# Brand new blue lobster escaped tank...



## neongreen (Apr 12, 2004)

Only in the tank one freakin day!

I looked almost everywhere, listened for him too. No luck.

The store said they can live out of water for 2-3 hours, so I am pretty sure he is hidden somewhere dead...










Now I have a $19 stink bomb hidden in my room somewhere, what should I do? Will he stink very bad? Should I wait till he has a smell to find him easier?










Well, I learned my lesson thats for sure, from now on any tank with a lobster will have taped up holes ect...

Any tips?


----------



## Death in #'s (Apr 29, 2003)

:laugh: dam escape artist
look in the filter and under the tank stand
they will probably stay close to that area


----------



## neongreen (Apr 12, 2004)

Already did, I looked in a 15' radius real well.

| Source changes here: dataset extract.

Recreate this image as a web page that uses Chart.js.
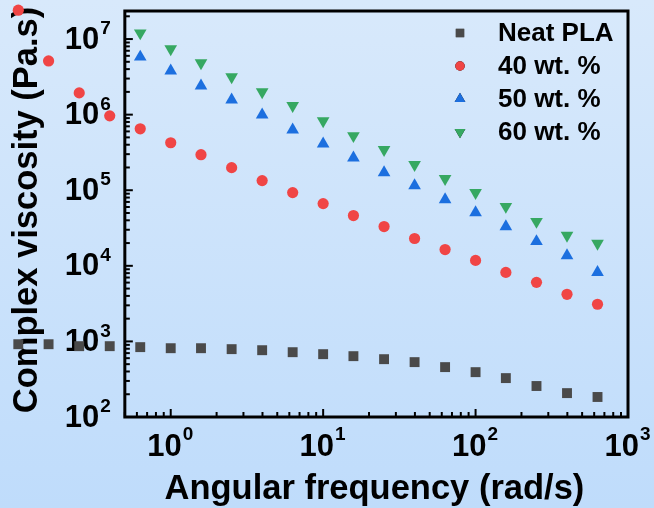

Checked behind everything I could.

So how bad will this guy stink?


----------



## mjboone79 (Jan 3, 2004)

if he had any size to him he will turn rancid. not much worse thatn the reek of death.


----------



## lemmywinks (Jan 25, 2004)

they have legs... look more than a 15' radius around the tank. He could be just about anywhere


----------



## neongreen (Apr 12, 2004)

Someone at another forum made this for me







.

http://acapella.harmony-central.com/forums...&postid=7884626

This really sucks. Im gonna have to take my room apart...ug...


----------



## neongreen (Apr 12, 2004)

mjboone79,

He was about 2 3/4" in length...


----------



## lemmywinks (Jan 25, 2004)

hahaha


----------



## watermonst3rs (Feb 15, 2004)

I had one escape and they can move far away, alot farther then just your room. My dad found one crawling in the living room, he thought it was a scorpion and scared the sh*t outta him. Check the whole house, he's prob still alive walkin around. No matter how good you think you've sealed the tank, they can escape somehow. $19?!?. WOW, they sell'em here for 4 for a $1. That sucks.


----------



## Puddjuice (Mar 11, 2004)

Look in your filter. I alaways found my crabs sitting in there feasting off the algea.


----------



## Ms_Nattereri (Jan 11, 2003)

Topic Moved.


----------



## neongreen (Apr 12, 2004)

I checked the filter, checked my room better.

Still nothing...

The door to the hall that goes to the living room is right by the tank, so I looked out there a little too.

Anyone know for sure how many hours they can live out of water? And if the 2 3/4" guy will stink real bad?


----------



## con man (Mar 7, 2004)

ive found them over 50 feet away from the tank (dried up of course) so basically ur lobster is screwed but id still try and find it to stop the smell


----------



## Death in #'s (Apr 29, 2003)

neongreen said:


> Someone at another forum made this for me :laugh: .
> 
> http://acapella.harmony-central.com/forums...&postid=7884626
> 
> This really sucks. Im gonna have to take my room apart...ug...


----------



## Lonald (Jan 10, 2004)

do you have any piles of cloths in your room??
I have heard lots pf people say they found their escaped crabs/lobsters under piles of cloths.
how long has he been out for?


----------



## Nethius (Feb 23, 2003)

i've had a few escape on me... i would think he'd be dead after a few hours... i have found them alive and dead before, luckily always within a week or so (they didnt seem to stink)

i always find them somewhere i've looked before, but i got 2 cats, who i'm sure found him somewhere and started kicking it around (to where i could see him)

yea, blue crayfish are about the same $$$ here... luckily i got mine for free, had a friend who had 2, and they had about 50-75 babies... the one i have is the only remaining one alive out of all of them!

needless to say i have my tank covered very well... but there is still one little spot he could get out if he swam to the very front top on my tank

hope you find the stinker soon!


----------



## neongreen (Apr 12, 2004)

I checked the small pile of cloths I had in here a few times before bringing them to the laundry room.

After looking in my room since 10:30 am when I woke up, its now 2:50 pm, so its been a while.

He escaped when I was alseep.

I checked my room real good, so I dont think he's in here....


----------



## Lonald (Jan 10, 2004)

any pets that may have eaten him?


----------



## neongreen (Apr 12, 2004)

Nope....

I gave up, if we smell him in a room then I will start looking again, but I looked everywhere.

I will get a replacement next week, if they have any.


----------



## Lonald (Jan 10, 2004)

you should make trap for him :laugh: 
all you need is his fav food a box and some string


----------



## lemmywinks (Jan 25, 2004)

Lonald said:


> you should make trap for him :laugh:
> all you need is his fav food a box and some string


 im pretty sure a dead lobster isnt going to be eating much


----------



## Atlanta Braves Baby! (Mar 12, 2003)

LOL my crab got out too and I never did find his ass!


----------



## aaron07_20 (Apr 23, 2004)

The thing could be anywhere..a while ago my tiny baby softshell turtle escaped..I ended up finding him in the closet..alive. When I was very little I lost my hermit crab. He was missing for weeks..I ended up finding him in a shoe..


----------



## Pacuguy (Apr 10, 2004)

> Atlanta Braves Baby! Posted on May 24 2004, 09:22 AM
> LOL my crab got out too and I never did find his ass!


you got crabs lol neen ner neen ner neen ner.


----------